Изольду лихорадило. Словно ошалевшая от неразделённой любви восьмиклассница, она худела, дрожала и взирала на Феофана красными от бессонницы сухими глазами. Зубастый поросёнок впал в немилость. Хозяйка гоняла его остервенелыми пинками, и, наконец, разорвав контракт с издательством, перестала кормить.
Туго приходилось и Ёлочкину. В груди стонало и ныло неизлитое Вдохновение, показанное однажды безжалостным Пегасом. Ворочался, бил неокрепшими ножками шедевр. Силился вырваться наружу. Налюбовался в те дни Ёлочкин на алмазное небо с овчинку – мучительные схватки, выматывающие потуги и… ничего. Только пачки растерзанных в пух и перья листов бумаги, да сотни стёртых файлов.
Терзался и Пшик. Сунувшись раз к страдальцу с утешениями, он только открыл пасть, тут же получил отповедь:
– Про что напеть хочешь? Про свечу, которая горела на столе? Или новенькое чего притащил – про тапочки в клеточку?! Надоел!
Теперь Пшик лежал на антресолях, свесив вниз хвост. От былой "хризантемы" осталась лишь жалкая метёлка. Даже уютного храпа слышно не было. А ведь врал он про блогершу! Так, попугать хотел.
Вселенская тоска охватила всех, кто волей судьбы столкнулся с Феофаном Аргиросовичем.
Впрочем, самому виновнику бед тоже было несладко.

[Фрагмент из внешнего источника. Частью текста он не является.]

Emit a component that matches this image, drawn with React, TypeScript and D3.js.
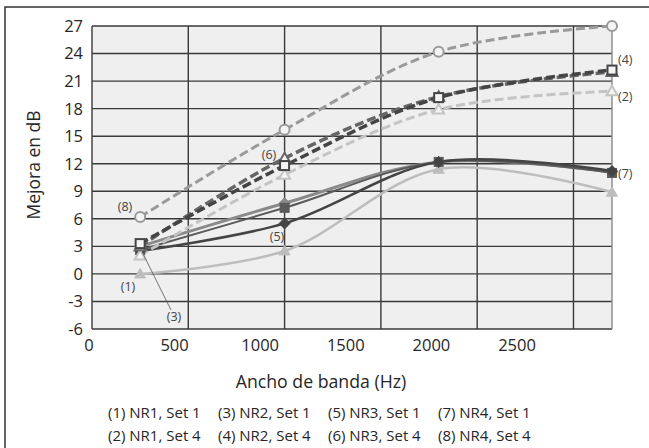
import * as d3 from "d3";

const bandwidths = [250, 1000, 1800, 2700];
const yTicks = [-6, -3, 0, 3, 6, 9, 12, 15, 18, 21, 24, 27];
const xTicks = [0, 500, 1000, 1500, 2000, 2500];

const nr1Set1 = [0.0, 2.5, 11.4, 8.9];
const nr1Set4 = [2.0, 10.8, 17.9, 19.9];
const nr2Set1 = [2.6, 7.2, 12.2, 11.0];
const nr2Set4 = [3.3, 11.8, 19.2, 22.2];
const nr3Set1 = [2.5, 5.5, 12.2, 11.2];
const nr3Set4 = [3.0, 12.6, 19.3, 22.0];
const nr4Set1 = [3.0, 7.7, 12.2, 11.1];
const nr4Set4 = [6.2, 15.7, 24.2, 27.0];

const legendRow1 = ["(1) NR1, Set 1", "(3) NR2, Set 1", "(5) NR3, Set 1", "(7) NR4, Set 1"];
const legendRow2 = ["(2) NR1, Set 4", "(4) NR2, Set 4", "(6) NR3, Set 4", "(8) NR4, Set 4"];

type Marker = "circle" | "square" | "triangle" | "diamond";

type Series = {
  id: string;
  values: number[];
  color: string;
  dashed: boolean;
  width: number;
  marker: Marker;
  open: boolean;
};

const series: Series[] = [
  { id: "1", values: nr1Set1, color: "#bdbdbd", dashed: false, width: 2.5, marker: "triangle", open: false },
  { id: "7", values: nr4Set1, color: "#8a8a8a", dashed: false, width: 3, marker: "diamond", open: false },
  { id: "3", values: nr2Set1, color: "#5a5a5a", dashed: false, width: 2, marker: "square", open: false },
  { id: "5", values: nr3Set1, color: "#444", dashed: false, width: 2.5, marker: "diamond", open: false },
  { id: "2", values: nr1Set4, color: "#c4c4c4", dashed: true, width: 3, marker: "triangle", open: true },
  { id: "6", values: nr3Set4, color: "#666", dashed: true, width: 3.5, marker: "triangle", open: true },
  { id: "4", values: nr2Set4, color: "#444", dashed: true, width: 3.5, marker: "square", open: true },
  { id: "8", values: nr4Set4, color: "#9a9a9a", dashed: true, width: 3, marker: "circle", open: true },
];

const PLOT = { left: 92, right: 612, top: 26, bottom: 329 };
const FONT = "'Open Sans', 'DejaVu Sans', sans-serif";
const INK = "#262626";

function MarkerShape({ type, x, y, color, open }: { type: Marker; x: number; y: number; color: string; open: boolean }) {
  const fill = open ? "#f4f4f4" : color;
  const sw = open ? 2 : 1;
  if (type === "circle") return <circle cx={x} cy={y} r={5} fill={fill} stroke={color} strokeWidth={sw} />;
  if (type === "square") return <rect x={x - 4.5} y={y - 4.5} width={9} height={9} fill={fill} stroke={color} strokeWidth={sw} />;
  if (type === "triangle")
    return <path d={`M${x},${y - 5.5}L${x + 5.5},${y + 4}L${x - 5.5},${y + 4}Z`} fill={fill} stroke={color} strokeWidth={sw} />;
  return <path d={`M${x},${y - 5.5}L${x + 5.5},${y}L${x},${y + 5.5}L${x - 5.5},${y}Z`} fill={fill} stroke={color} strokeWidth={sw} />;
}

export default function App() {
  const x = d3.scaleLinear().domain([0, 2700]).range([PLOT.left, PLOT.right]);
  // tick labels sit offset from the gridlines in the source figure
  const xLabel = d3.scaleLinear().domain([0, 2500]).range([89, 517]);
  const y = d3.scaleLinear().domain([-6, 27]).range([PLOT.bottom, PLOT.top]);
  const line = d3
    .line<number>()
    .x((_, i) => x(bandwidths[i]))
    .y((v) => y(v))
    .curve(d3.curveCatmullRom.alpha(0.5));

  const gridX = [0, 500, 1000, 1500, 2000, 2500, 2700];

  return (
    <svg width={649} height={448} style={{ position: "absolute", left: 0, top: 0, background: "#fff" }} fontFamily={FONT}>
      <rect x={5} y={7} width={660} height={460} fill="#fff" stroke="#333" strokeWidth={1.5} />
      <rect x={PLOT.left} y={PLOT.top} width={PLOT.right - PLOT.left} height={PLOT.bottom - PLOT.top} fill="#efefef" />
      {yTicks.map((t) => (
        <line key={`h${t}`} x1={PLOT.left} x2={PLOT.right} y1={y(t)} y2={y(t)} stroke="#3a3a3a" strokeWidth={1.4} />
      ))}
      {gridX.map((t) => (
        <line
          key={`v${t}`}
          x1={x(t)}
          x2={x(t)}
          y1={PLOT.top}
          y2={PLOT.bottom}
          stroke={t === 2700 ? "#888" : "#3a3a3a"}
          strokeWidth={1.4}
        />
      ))}
      {yTicks.map((t) => (
        <text key={`yl${t}`} x={83} y={y(t)} dy="0.36em" textAnchor="end" fontSize={16.5} fill={INK}>
          {t}
        </text>
      ))}
      {xTicks.map((t) => (
        <text key={`xl${t}`} x={xLabel(t)} y={351} textAnchor="middle" fontSize={16.5} fill={INK}>
          {t}
        </text>
      ))}
      <text x={321} y={388} textAnchor="middle" fontSize={17.7} fill={INK}>
        Ancho de banda (Hz)
      </text>
      <text transform="translate(40 165) rotate(-90)" textAnchor="middle" fontSize={17.5} fill={INK}>
        Mejora en dB
      </text>

      {series.map((s) => (
        <path
          key={`l${s.id}`}
          d={line(s.values) ?? undefined}
          fill="none"
          stroke={s.color}
          strokeWidth={s.width}
          strokeDasharray={s.dashed ? "9 4" : undefined}
        />
      ))}
      {series.map((s) =>
        s.values.map((v, i) => (
          <MarkerShape key={`m${s.id}-${i}`} type={s.marker} x={x(bandwidths[i])} y={y(v)} color={s.color} open={s.open} />
        ))
      )}

      <g fontSize={12.5} fill="#444">
        <text x={125} y={211} textAnchor="middle">(8)</text>
        <text x={269} y={159} textAnchor="middle">(6)</text>
        <text x={277} y={241} textAnchor="middle">(5)</text>
        <text x={128} y={291} textAnchor="middle">(1)</text>
        <text x={174} y={321} textAnchor="middle">(3)</text>
        <text x={618} y={64}>(4)</text>
        <text x={618} y={101}>(2)</text>
        <text x={618} y={178}>(7)</text>
      </g>
      <line x1={x(250) + 2} y1={y(nr2Set1[0]) + 2} x2={171} y2={310} stroke="#555" strokeWidth={0.8} />

      <g fontSize={15} fill={INK}>
        {legendRow1.map((t, i) => (
          <text key={`a${i}`} x={108 + i * 110} y={418}>
            {t}
          </text>
        ))}
        {legendRow2.map((t, i) => (
          <text key={`b${i}`} x={108 + i * 110} y={441}>
            {t}
          </text>
        ))}
      </g>
    </svg>
  );
}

Проснувшись как-то среди ночи от болезненного кульбита нерождённого шедевра, Федя увидел сидящего на подоконнике Феофана. Был тот худ, грива свалялась, алмазный блеск копыт потускнел. Он в упор смотрел на Ёлочкина.
– Вставай, – велел Пегас. Федя повиновался. Выбравшись из физического тела, заботливо укрыл материального двойника одеялом и уставился на гостя. Он был готов понести любые кары за изведение охраняемых Зевсом Пегасов. – Кормить меня будешь, – неприязненно пояснил Феофан. – Ноги уже не тяну. Перо бери, бумагу. Как на орбиту встанем, валяй.
– Почему я?
– А кто втравил меня в эту канитель?! – зашипел Пегас. Комнатёнка покрылась хлопьями морской пены.
Больше вопросов Федя не задавал. Смиренно вскарабкался на исхудавшую спину служителя муз, и они воспарили к спрятавшейся в тучах луне.
Феофан жевал.
– Такие высоты тебе открыл, а ты… – Он подхватил бархатными губами пытавшееся улететь в тонкие миры четверостишье. – Гадость!
Ёлочкин засмеялся. Мучительное брожение в сознании прекратилось. Превратилось в пульсирующие горячей кровью строки. Федя блаженствовал.
– Не хочешь, не ешь, – подмигнул он.
– Свяжешься с вами, негашёная известь творогом покажется, – проворчал Феофан. – Я тут подумал… – Он окинул Ёлочкина оценивающим взглядом. – Не взять ли тебя.
– Меня?! – Сердце у Феди резво прыгнуло в глотку, затем рухнуло в пятки и там затихло.